Iberdrola Renovables raised electricity generation by 26.2% to 6,812 million kWh, more than half of it outside Spain. It also increased operating capacity by 22% to 10,789 MW, while installed capacity stood at  11,294 MW, with another 913 MW under construction.

During the quarter, prices rose across the board as a result of sales contracts negotiated and efficiency increased with a 6% improvement in cost per megawatt. The subsidiary also expanded its project pipeline by 2,700 MW to 61,100 MW with new offshore wind projects.


ScottishPower Ebitda came to €526.6 million (-0.5%), reflecting a worse performance from liberalised business that was partially compensated by increased revenues from networks as a result of investments carried out.

IBERDROLA increased its installed capacity in the UK by 1.4% during the quarter to 6,838 MW, as a result of new renewables installations coming on stream.
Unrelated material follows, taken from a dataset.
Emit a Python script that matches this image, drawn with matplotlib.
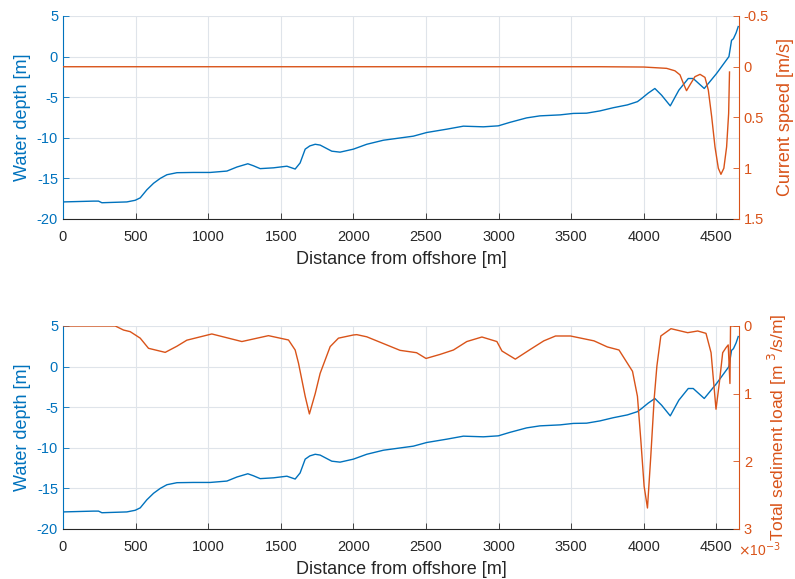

Electricity production came to 7,483 million kWh, down 6.2%.


Iberdrola USA contributed 9% of Group Ebitda, representing €202.4 million or an 11% decline which reflected currrency factors and accounting adjustments. IBERDROLA’s presence in the United States was strengthened by the significant growth in its renewable energy subsidiary there. The Group has a total installed capacity in the country of 4,776 MW, a rise of 811 MW on the previous year, of which 3,827 MW is wind power.
As a result of this greater capacity, IBERDROLA increased production by 23.4% to 3,103 million  kWh. Energy distributed in the country came to 7,815 million kWh, or 14.6% of the Group total. The Company is currently active in 25 states, carrying out regulated business (electricity and gas distribution), gas storage, conventional generation and wind power.


Gross operating profit in Latin America rose 20.2% to €225.8 million, accounting for 10% of total IBERDROLA Ebitda in the period. This was driven largely by an 8.5% rise in demand in Brazil and improved exchange rate factors in this country.

With an installed capacity of 5,555 MW, the Company generated 9,534 million kWh (+7,2%) in Latin America, 22.4% of total Group roduction. Distributed energy rose 7.2% to 8,193 million kWh, 15.3% of the total.